Data:
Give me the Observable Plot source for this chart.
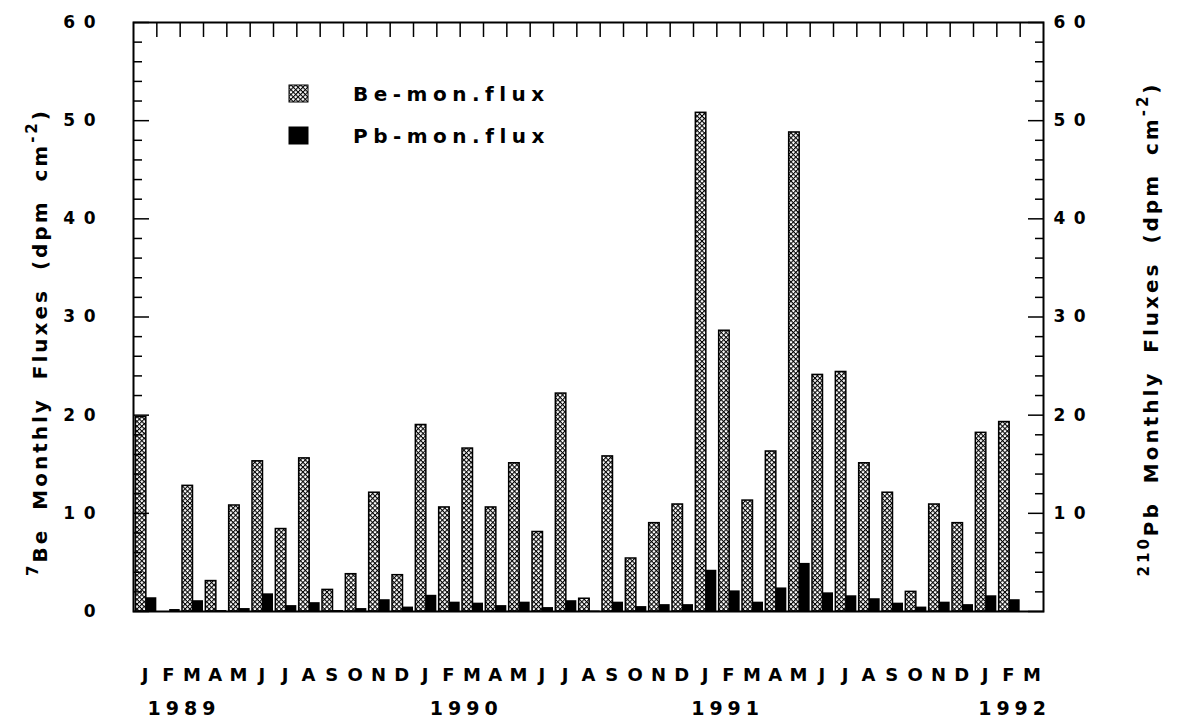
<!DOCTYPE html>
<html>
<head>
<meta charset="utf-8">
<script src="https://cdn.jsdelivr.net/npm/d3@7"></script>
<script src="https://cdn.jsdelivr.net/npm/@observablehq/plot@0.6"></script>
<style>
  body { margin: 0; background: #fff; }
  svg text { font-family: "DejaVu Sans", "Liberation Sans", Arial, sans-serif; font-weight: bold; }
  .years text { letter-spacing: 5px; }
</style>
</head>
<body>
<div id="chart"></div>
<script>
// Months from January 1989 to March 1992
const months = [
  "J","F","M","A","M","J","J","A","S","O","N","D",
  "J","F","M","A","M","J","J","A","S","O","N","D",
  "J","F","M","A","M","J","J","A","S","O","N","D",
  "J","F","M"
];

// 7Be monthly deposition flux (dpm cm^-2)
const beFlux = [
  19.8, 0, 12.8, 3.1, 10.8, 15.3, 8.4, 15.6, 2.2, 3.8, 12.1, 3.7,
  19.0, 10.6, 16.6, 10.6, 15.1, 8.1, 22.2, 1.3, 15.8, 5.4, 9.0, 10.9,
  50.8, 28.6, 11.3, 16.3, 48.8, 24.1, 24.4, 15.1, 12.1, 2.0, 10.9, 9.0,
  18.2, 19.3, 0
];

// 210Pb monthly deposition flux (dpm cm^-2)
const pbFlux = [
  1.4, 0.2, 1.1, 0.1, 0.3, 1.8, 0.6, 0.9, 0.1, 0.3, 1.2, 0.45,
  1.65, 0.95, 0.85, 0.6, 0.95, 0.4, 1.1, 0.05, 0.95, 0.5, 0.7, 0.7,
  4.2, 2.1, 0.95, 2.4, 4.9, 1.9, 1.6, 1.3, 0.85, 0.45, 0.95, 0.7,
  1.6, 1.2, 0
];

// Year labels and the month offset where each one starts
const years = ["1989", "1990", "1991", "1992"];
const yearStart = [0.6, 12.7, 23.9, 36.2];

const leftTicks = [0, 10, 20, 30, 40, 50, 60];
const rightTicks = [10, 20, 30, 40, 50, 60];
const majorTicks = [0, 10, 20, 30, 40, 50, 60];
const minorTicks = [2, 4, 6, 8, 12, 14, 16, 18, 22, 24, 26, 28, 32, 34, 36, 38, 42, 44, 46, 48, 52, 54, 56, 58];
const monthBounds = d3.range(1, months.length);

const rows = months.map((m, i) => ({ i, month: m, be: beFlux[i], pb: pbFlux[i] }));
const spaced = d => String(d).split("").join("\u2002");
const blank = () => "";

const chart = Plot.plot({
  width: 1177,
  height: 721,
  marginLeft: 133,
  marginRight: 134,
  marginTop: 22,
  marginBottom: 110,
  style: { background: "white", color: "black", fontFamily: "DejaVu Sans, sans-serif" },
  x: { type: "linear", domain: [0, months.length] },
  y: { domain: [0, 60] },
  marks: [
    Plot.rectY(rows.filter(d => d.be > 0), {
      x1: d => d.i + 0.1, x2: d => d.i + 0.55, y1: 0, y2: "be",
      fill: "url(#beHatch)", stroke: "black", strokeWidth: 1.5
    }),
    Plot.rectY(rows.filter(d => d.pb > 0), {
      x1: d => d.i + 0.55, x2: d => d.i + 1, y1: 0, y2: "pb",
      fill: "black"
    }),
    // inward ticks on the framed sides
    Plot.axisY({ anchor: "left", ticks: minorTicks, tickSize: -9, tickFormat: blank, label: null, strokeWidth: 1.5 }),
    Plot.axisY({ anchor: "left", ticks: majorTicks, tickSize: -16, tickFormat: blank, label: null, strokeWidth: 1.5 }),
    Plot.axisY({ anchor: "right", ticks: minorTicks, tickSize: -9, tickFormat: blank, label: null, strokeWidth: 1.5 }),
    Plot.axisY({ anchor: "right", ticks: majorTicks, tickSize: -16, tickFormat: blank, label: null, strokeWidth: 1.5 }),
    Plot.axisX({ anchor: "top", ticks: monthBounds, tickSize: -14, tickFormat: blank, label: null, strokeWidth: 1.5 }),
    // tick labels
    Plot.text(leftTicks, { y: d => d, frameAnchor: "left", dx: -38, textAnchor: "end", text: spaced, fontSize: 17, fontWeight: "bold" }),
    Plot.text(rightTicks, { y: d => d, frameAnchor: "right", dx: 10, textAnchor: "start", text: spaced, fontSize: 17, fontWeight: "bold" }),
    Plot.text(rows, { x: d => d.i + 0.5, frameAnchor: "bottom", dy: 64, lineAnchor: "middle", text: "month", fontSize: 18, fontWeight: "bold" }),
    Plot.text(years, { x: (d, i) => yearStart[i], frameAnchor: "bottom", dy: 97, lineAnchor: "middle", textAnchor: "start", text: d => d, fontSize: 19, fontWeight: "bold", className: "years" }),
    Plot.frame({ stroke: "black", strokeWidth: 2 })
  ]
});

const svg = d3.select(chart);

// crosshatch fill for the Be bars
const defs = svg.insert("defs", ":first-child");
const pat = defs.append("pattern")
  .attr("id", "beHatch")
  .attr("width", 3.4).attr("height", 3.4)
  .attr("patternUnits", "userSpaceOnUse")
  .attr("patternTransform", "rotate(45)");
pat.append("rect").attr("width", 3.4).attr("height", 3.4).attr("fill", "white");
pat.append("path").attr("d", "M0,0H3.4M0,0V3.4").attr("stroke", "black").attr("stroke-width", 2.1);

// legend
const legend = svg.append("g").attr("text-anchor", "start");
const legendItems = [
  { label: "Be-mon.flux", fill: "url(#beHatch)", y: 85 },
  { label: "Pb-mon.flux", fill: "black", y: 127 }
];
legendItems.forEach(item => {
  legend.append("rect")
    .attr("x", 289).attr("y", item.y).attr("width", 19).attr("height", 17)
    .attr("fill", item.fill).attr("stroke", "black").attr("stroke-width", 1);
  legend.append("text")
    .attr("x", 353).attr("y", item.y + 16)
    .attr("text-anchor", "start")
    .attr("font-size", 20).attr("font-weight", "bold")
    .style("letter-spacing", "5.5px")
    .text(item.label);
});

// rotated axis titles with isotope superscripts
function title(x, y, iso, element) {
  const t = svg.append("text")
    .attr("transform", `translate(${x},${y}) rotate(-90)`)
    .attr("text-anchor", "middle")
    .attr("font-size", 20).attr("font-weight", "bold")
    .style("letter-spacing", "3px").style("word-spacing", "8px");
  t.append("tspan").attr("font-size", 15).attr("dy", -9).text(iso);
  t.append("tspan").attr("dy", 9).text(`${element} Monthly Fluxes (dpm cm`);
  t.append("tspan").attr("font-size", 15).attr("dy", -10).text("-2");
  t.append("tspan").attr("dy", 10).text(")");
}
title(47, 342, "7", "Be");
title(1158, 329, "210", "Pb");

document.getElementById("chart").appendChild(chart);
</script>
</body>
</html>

Task requirements:
Transcribe all of the material exactly, leaving out whatever pictures it contains.

Answer for this exercise:
Give me the Observable Plot source for this chart.
<!DOCTYPE html>
<html>
<head>
<meta charset="utf-8">
<script src="https://cdn.jsdelivr.net/npm/d3@7"></script>
<script src="https://cdn.jsdelivr.net/npm/@observablehq/plot@0.6"></script>
<style>
  body { margin: 0; background: #fff; }
  svg text { font-family: "DejaVu Sans", "Liberation Sans", Arial, sans-serif; font-weight: bold; }
  .years text { letter-spacing: 5px; }
</style>
</head>
<body>
<div id="chart"></div>
<script>
// Months from January 1989 to March 1992
const months = [
  "J","F","M","A","M","J","J","A","S","O","N","D",
  "J","F","M","A","M","J","J","A","S","O","N","D",
  "J","F","M","A","M","J","J","A","S","O","N","D",
  "J","F","M"
];

// 7Be monthly deposition flux (dpm cm^-2)
const beFlux = [
  19.8, 0, 12.8, 3.1, 10.8, 15.3, 8.4, 15.6, 2.2, 3.8, 12.1, 3.7,
  19.0, 10.6, 16.6, 10.6, 15.1, 8.1, 22.2, 1.3, 15.8, 5.4, 9.0, 10.9,
  50.8, 28.6, 11.3, 16.3, 48.8, 24.1, 24.4, 15.1, 12.1, 2.0, 10.9, 9.0,
  18.2, 19.3, 0
];

// 210Pb monthly deposition flux (dpm cm^-2)
const pbFlux = [
  1.4, 0.2, 1.1, 0.1, 0.3, 1.8, 0.6, 0.9, 0.1, 0.3, 1.2, 0.45,
  1.65, 0.95, 0.85, 0.6, 0.95, 0.4, 1.1, 0.05, 0.95, 0.5, 0.7, 0.7,
  4.2, 2.1, 0.95, 2.4, 4.9, 1.9, 1.6, 1.3, 0.85, 0.45, 0.95, 0.7,
  1.6, 1.2, 0
];

// Year labels and the month offset where each one starts
const years = ["1989", "1990", "1991", "1992"];
const yearStart = [0.6, 12.7, 23.9, 36.2];

const leftTicks = [0, 10, 20, 30, 40, 50, 60];
const rightTicks = [10, 20, 30, 40, 50, 60];
const majorTicks = [0, 10, 20, 30, 40, 50, 60];
const minorTicks = [2, 4, 6, 8, 12, 14, 16, 18, 22, 24, 26, 28, 32, 34, 36, 38, 42, 44, 46, 48, 52, 54, 56, 58];
const monthBounds = d3.range(1, months.length);

const rows = months.map((m, i) => ({ i, month: m, be: beFlux[i], pb: pbFlux[i] }));
const spaced = d => String(d).split("").join("\u2002");
const blank = () => "";

const chart = Plot.plot({
  width: 1177,
  height: 721,
  marginLeft: 133,
  marginRight: 134,
  marginTop: 22,
  marginBottom: 110,
  style: { background: "white", color: "black", fontFamily: "DejaVu Sans, sans-serif" },
  x: { type: "linear", domain: [0, months.length] },
  y: { domain: [0, 60] },
  marks: [
    Plot.rectY(rows.filter(d => d.be > 0), {
      x1: d => d.i + 0.1, x2: d => d.i + 0.55, y1: 0, y2: "be",
      fill: "url(#beHatch)", stroke: "black", strokeWidth: 1.5
    }),
    Plot.rectY(rows.filter(d => d.pb > 0), {
      x1: d => d.i + 0.55, x2: d => d.i + 1, y1: 0, y2: "pb",
      fill: "black"
    }),
    // inward ticks on the framed sides
    Plot.axisY({ anchor: "left", ticks: minorTicks, tickSize: -9, tickFormat: blank, label: null, strokeWidth: 1.5 }),
    Plot.axisY({ anchor: "left", ticks: majorTicks, tickSize: -16, tickFormat: blank, label: null, strokeWidth: 1.5 }),
    Plot.axisY({ anchor: "right", ticks: minorTicks, tickSize: -9, tickFormat: blank, label: null, strokeWidth: 1.5 }),
    Plot.axisY({ anchor: "right", ticks: majorTicks, tickSize: -16, tickFormat: blank, label: null, strokeWidth: 1.5 }),
    Plot.axisX({ anchor: "top", ticks: monthBounds, tickSize: -14, tickFormat: blank, label: null, strokeWidth: 1.5 }),
    // tick labels
    Plot.text(leftTicks, { y: d => d, frameAnchor: "left", dx: -38, textAnchor: "end", text: spaced, fontSize: 17, fontWeight: "bold" }),
    Plot.text(rightTicks, { y: d => d, frameAnchor: "right", dx: 10, textAnchor: "start", text: spaced, fontSize: 17, fontWeight: "bold" }),
    Plot.text(rows, { x: d => d.i + 0.5, frameAnchor: "bottom", dy: 64, lineAnchor: "middle", text: "month", fontSize: 18, fontWeight: "bold" }),
    Plot.text(years, { x: (d, i) => yearStart[i], frameAnchor: "bottom", dy: 97, lineAnchor: "middle", textAnchor: "start", text: d => d, fontSize: 19, fontWeight: "bold", className: "years" }),
    Plot.frame({ stroke: "black", strokeWidth: 2 })
  ]
});

const svg = d3.select(chart);

// crosshatch fill for the Be bars
const defs = svg.insert("defs", ":first-child");
const pat = defs.append("pattern")
  .attr("id", "beHatch")
  .attr("width", 3.4).attr("height", 3.4)
  .attr("patternUnits", "userSpaceOnUse")
  .attr("patternTransform", "rotate(45)");
pat.append("rect").attr("width", 3.4).attr("height", 3.4).attr("fill", "white");
pat.append("path").attr("d", "M0,0H3.4M0,0V3.4").attr("stroke", "black").attr("stroke-width", 2.1);

// legend
const legend = svg.append("g").attr("text-anchor", "start");
const legendItems = [
  { label: "Be-mon.flux", fill: "url(#beHatch)", y: 85 },
  { label: "Pb-mon.flux", fill: "black", y: 127 }
];
legendItems.forEach(item => {
  legend.append("rect")
    .attr("x", 289).attr("y", item.y).attr("width", 19).attr("height", 17)
    .attr("fill", item.fill).attr("stroke", "black").attr("stroke-width", 1);
  legend.append("text")
    .attr("x", 353).attr("y", item.y + 16)
    .attr("text-anchor", "start")
    .attr("font-size", 20).attr("font-weight", "bold")
    .style("letter-spacing", "5.5px")
    .text(item.label);
});

// rotated axis titles with isotope superscripts
function title(x, y, iso, element) {
  const t = svg.append("text")
    .attr("transform", `translate(${x},${y}) rotate(-90)`)
    .attr("text-anchor", "middle")
    .attr("font-size", 20).attr("font-weight", "bold")
    .style("letter-spacing", "3px").style("word-spacing", "8px");
  t.append("tspan").attr("font-size", 15).attr("dy", -9).text(iso);
  t.append("tspan").attr("dy", 9).text(`${element} Monthly Fluxes (dpm cm`);
  t.append("tspan").attr("font-size", 15).attr("dy", -10).text("-2");
  t.append("tspan").attr("dy", 10).text(")");
}
title(47, 342, "7", "Be");
title(1158, 329, "210", "Pb");

document.getElementById("chart").appendChild(chart);
</script>
</body>
</html>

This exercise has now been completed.